See https://tinyurl.com/6x535u5t for further details.
- Parameters:
file_name – destination for the pivot table
index – column or list of columns. Keys to group by on the pivot table index. If an array is passed, it is being used as the same manner as column values.
columns – column, or list of the columns. Keys to group by on the pivot table column. If an array is passed, it is being used in the same manner as column values.
aggfunc – function, list of functions, dict, default numpy.mean. If list of functions passed, the resulting pivot table will have hierarchical columns whose top level are the function names (inferred from the function objects themselves).
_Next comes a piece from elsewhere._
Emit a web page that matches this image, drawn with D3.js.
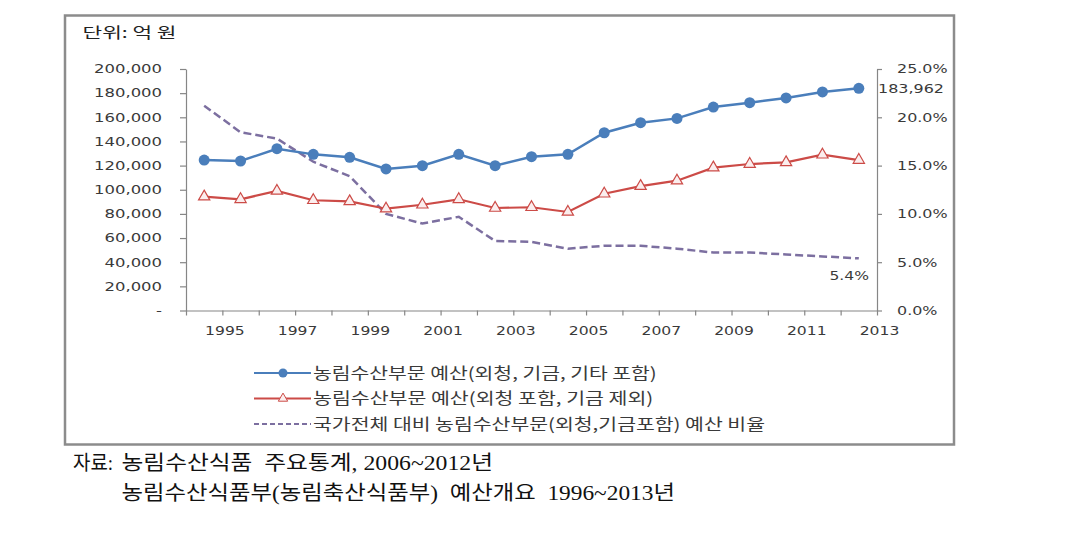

If dict is passed, the key is column to aggregate and value is function or list of functions.
Example:
Include the following in the configuration file:
- tabulate: file_name: wind_impact_table.xlsx index: MESHBLOCK_CODE_2011 columns: Damage state aggfunc: size
This will produce a file called “wind_impact_table.xlsx”, with the count of buildings in each “Damage state”, grouped by the index field MESHBLOCK_CODE_2011
- hazimp.context.save_csv(write_dict, filename)¶
Save a dictionary of arrays as a csv file. the first dimension in the arrays is assumed to have the save length for all arrays. In the csv file the keys become titles and the arrays become values.
If the array is higher than 1d the other dimensions are averaged to get a 1d array.
- Parameters:
write_dict (Dictionary.) – Write as a csv file.
filename – The csv file will be written here.
- hazimp.context.save_csv_agg(write_dict, filename)¶
Save a pandas.DataFrame as a csv file. the first dimension in the arrays is assumed to have the save length for all arrays. In the csv file the keys become titles and the arrays become values.
If the array is higher than 1d the other dimensions are averaged to get a 1d array.
- Parameters:
write_dict (Dictionary.) – Write as a csv file.
filename – The csv file will be written here.